_Stated task_: Every line with the word "page" in it should be extracted from the data that follows.
* START Provided data *
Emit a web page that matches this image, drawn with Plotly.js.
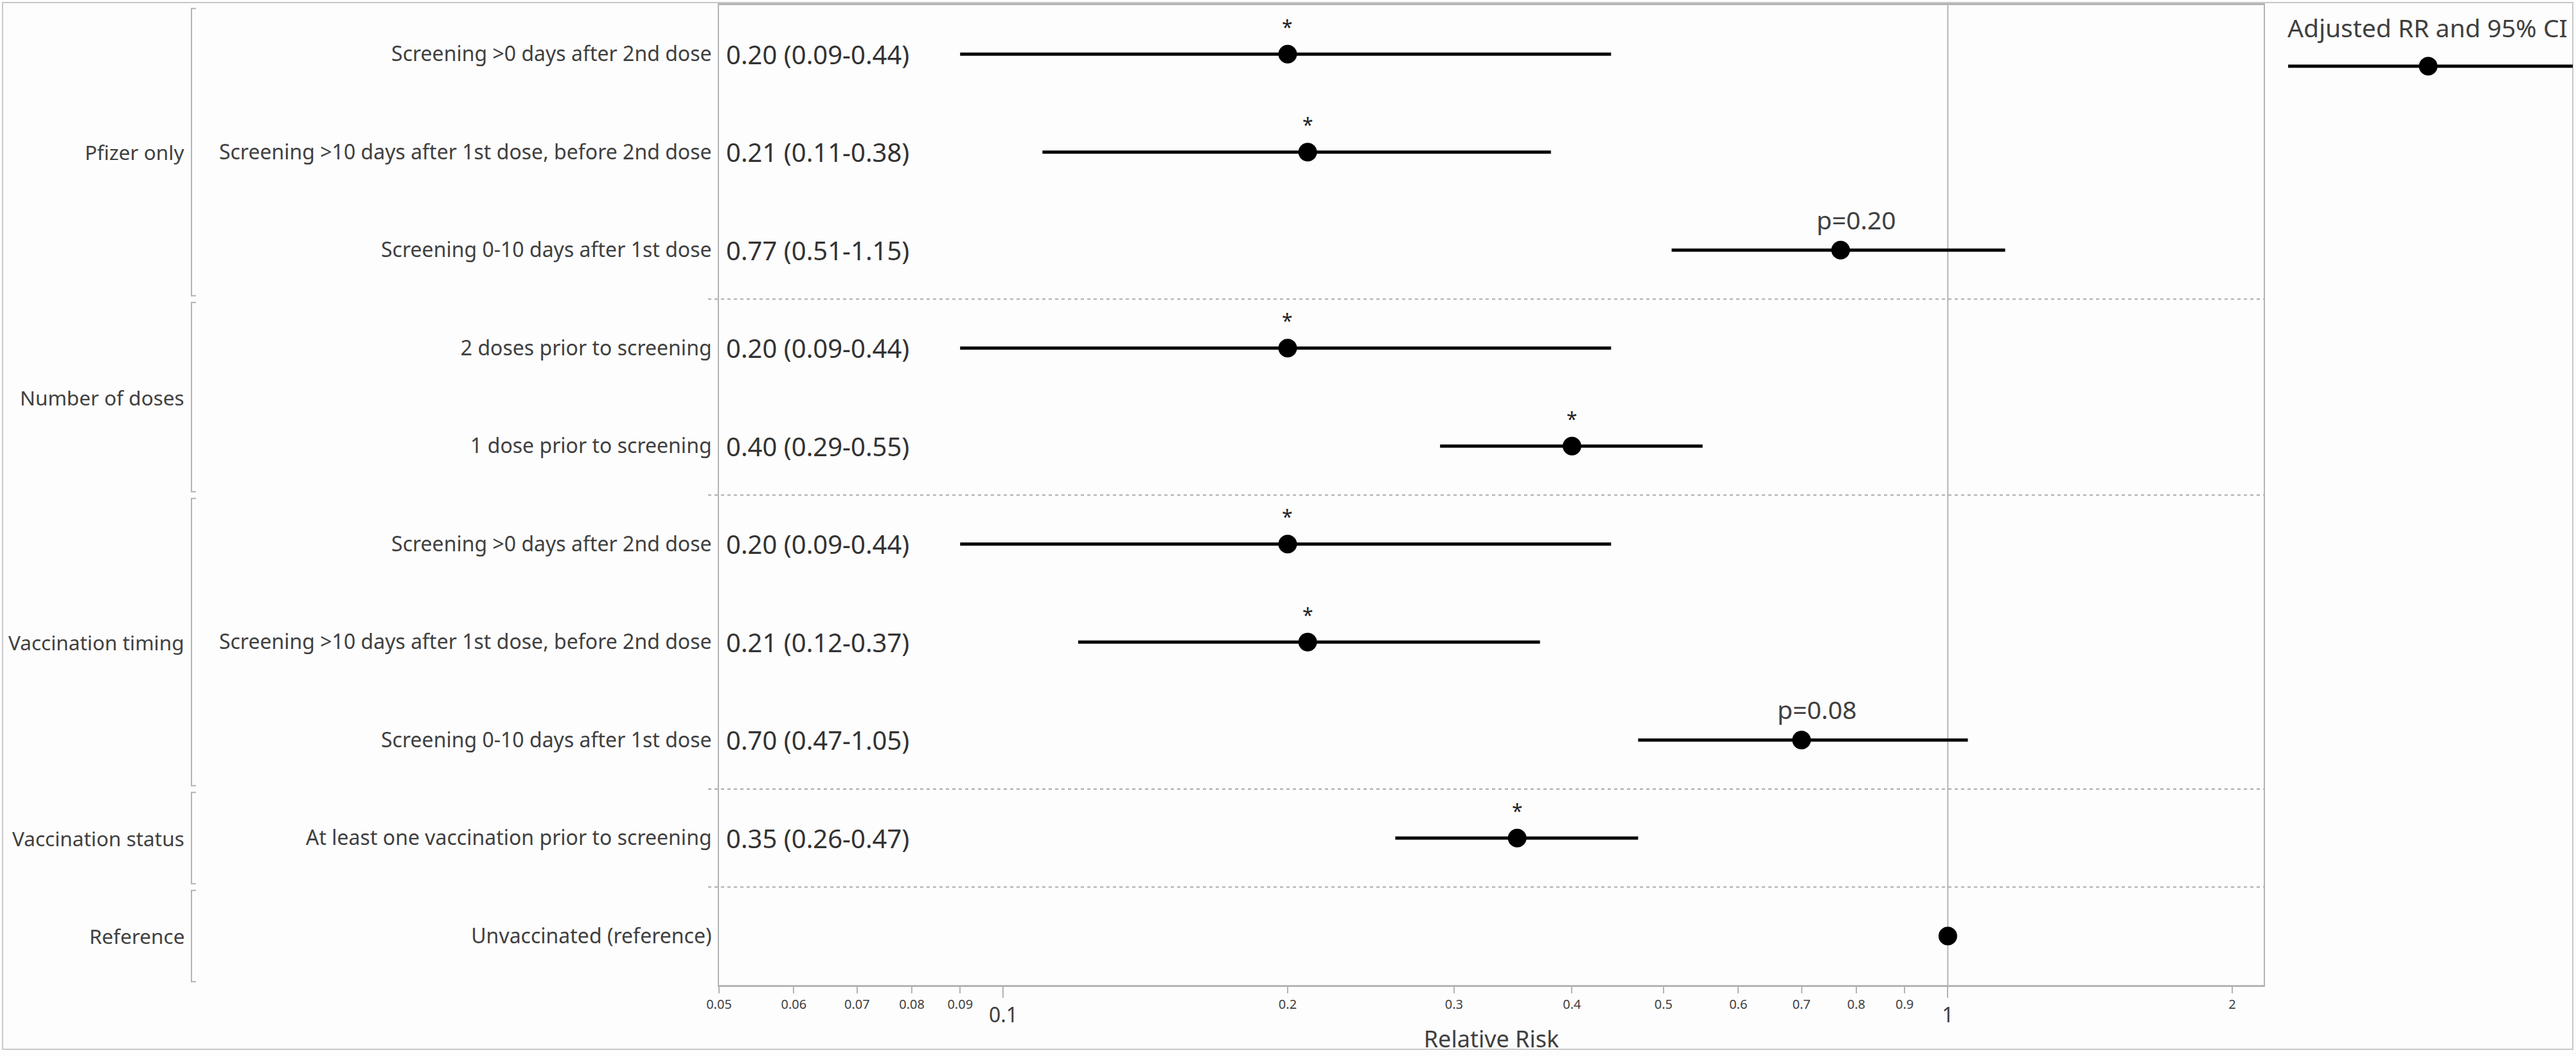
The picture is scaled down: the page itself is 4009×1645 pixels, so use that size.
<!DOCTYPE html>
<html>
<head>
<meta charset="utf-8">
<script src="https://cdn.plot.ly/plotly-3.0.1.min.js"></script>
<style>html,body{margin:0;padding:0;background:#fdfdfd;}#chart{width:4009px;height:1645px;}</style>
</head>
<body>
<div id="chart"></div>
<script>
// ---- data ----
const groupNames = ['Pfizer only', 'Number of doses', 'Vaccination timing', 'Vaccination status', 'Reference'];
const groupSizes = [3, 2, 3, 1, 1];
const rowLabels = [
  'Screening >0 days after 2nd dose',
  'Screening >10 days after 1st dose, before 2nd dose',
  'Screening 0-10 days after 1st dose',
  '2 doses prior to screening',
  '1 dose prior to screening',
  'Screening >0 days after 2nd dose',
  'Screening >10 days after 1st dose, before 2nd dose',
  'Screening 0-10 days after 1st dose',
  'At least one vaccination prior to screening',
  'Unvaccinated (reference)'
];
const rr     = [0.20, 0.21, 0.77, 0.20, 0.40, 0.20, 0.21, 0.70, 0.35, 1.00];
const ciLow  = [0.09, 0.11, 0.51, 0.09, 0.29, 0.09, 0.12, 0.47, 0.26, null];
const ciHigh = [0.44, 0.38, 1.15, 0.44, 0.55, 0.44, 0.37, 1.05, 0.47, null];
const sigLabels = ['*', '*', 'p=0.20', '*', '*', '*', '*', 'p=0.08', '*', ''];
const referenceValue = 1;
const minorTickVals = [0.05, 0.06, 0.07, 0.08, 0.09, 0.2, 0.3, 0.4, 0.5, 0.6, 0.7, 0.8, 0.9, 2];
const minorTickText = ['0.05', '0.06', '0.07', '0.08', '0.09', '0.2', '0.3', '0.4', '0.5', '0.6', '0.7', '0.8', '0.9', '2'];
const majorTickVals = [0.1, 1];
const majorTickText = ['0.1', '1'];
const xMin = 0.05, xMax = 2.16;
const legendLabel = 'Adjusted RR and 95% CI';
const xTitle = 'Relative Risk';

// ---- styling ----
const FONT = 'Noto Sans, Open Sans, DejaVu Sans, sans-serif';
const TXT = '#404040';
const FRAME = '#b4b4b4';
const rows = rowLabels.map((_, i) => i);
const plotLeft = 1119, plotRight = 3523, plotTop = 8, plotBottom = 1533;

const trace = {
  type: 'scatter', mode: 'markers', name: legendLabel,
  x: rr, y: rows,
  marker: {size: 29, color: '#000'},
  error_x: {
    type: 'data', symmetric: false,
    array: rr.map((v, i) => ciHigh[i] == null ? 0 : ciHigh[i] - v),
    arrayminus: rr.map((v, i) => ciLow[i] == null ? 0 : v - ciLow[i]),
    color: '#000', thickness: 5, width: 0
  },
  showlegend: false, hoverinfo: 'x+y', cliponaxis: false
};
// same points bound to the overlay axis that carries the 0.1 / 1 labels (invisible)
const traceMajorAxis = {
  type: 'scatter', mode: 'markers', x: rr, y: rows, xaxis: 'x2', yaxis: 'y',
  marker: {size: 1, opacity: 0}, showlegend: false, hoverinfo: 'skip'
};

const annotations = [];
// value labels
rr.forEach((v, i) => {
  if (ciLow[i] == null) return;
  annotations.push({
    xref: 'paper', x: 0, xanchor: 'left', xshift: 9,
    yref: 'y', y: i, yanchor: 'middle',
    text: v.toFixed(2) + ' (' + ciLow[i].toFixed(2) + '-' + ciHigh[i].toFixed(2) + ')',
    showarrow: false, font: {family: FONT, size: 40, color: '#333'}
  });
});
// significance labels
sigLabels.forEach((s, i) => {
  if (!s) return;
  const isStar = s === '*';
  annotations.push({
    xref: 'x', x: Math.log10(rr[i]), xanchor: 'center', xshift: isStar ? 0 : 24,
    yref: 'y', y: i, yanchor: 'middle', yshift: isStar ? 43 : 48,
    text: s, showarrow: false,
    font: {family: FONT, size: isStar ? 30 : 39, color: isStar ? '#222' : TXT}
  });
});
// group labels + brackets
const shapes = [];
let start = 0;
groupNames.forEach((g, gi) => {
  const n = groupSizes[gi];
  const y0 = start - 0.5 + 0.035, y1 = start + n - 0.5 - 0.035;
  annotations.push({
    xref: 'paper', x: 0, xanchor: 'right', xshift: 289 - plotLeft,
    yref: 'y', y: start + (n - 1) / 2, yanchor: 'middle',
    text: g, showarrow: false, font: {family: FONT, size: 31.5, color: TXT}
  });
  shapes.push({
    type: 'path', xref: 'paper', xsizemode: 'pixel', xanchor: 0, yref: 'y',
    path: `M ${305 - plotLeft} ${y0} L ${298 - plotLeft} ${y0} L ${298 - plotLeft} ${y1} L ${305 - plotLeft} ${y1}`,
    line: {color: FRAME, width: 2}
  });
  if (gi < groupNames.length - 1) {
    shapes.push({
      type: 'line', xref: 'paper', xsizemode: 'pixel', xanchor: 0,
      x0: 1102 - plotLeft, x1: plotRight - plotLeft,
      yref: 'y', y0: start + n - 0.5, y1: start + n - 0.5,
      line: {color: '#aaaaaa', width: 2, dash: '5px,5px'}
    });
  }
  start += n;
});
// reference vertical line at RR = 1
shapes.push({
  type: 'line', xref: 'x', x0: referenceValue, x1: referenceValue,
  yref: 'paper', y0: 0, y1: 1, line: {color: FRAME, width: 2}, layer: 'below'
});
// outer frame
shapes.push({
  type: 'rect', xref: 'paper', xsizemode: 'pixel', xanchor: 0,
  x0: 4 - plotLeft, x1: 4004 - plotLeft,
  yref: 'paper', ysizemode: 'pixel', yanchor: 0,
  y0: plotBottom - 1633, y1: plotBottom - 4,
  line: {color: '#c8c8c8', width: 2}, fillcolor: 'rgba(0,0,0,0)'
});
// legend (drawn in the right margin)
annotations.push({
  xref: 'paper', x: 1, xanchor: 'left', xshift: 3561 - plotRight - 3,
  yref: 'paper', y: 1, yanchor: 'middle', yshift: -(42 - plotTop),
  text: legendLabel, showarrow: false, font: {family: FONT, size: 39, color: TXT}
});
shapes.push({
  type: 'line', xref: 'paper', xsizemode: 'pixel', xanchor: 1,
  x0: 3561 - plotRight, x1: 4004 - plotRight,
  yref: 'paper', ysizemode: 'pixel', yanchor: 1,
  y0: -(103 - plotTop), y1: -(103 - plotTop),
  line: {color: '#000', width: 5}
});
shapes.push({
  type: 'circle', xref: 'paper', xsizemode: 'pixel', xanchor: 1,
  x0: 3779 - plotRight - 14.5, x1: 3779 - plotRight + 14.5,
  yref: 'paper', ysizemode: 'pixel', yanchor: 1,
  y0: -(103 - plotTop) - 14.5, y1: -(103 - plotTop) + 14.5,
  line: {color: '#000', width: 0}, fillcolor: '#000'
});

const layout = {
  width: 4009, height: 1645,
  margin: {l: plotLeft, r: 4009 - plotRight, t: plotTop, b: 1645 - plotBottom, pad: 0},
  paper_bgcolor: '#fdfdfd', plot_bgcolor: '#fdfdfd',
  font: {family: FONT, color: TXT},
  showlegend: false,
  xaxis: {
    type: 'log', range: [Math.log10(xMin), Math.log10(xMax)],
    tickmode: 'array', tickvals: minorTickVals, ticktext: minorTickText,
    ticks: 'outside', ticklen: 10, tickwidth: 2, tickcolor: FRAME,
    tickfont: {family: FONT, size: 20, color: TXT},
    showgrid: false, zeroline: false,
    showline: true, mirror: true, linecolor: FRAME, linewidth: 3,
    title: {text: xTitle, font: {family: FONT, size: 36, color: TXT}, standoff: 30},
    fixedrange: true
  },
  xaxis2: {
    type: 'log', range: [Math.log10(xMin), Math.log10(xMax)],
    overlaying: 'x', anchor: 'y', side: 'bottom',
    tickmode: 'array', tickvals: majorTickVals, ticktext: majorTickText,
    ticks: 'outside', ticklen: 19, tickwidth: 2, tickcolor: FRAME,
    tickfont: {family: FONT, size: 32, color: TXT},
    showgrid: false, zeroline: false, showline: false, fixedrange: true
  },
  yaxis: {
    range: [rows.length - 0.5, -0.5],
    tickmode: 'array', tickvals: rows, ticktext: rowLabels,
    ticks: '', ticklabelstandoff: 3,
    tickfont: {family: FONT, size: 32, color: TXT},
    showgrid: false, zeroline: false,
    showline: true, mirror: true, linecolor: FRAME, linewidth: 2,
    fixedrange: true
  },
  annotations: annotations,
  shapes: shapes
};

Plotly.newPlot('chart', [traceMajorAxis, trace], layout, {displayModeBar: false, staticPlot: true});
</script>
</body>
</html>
* END Provided data *
_Written answer_:
Emit a web page that matches this image, drawn with Plotly.js.
The picture is scaled down: the page itself is 4009×1645 pixels, so use that size.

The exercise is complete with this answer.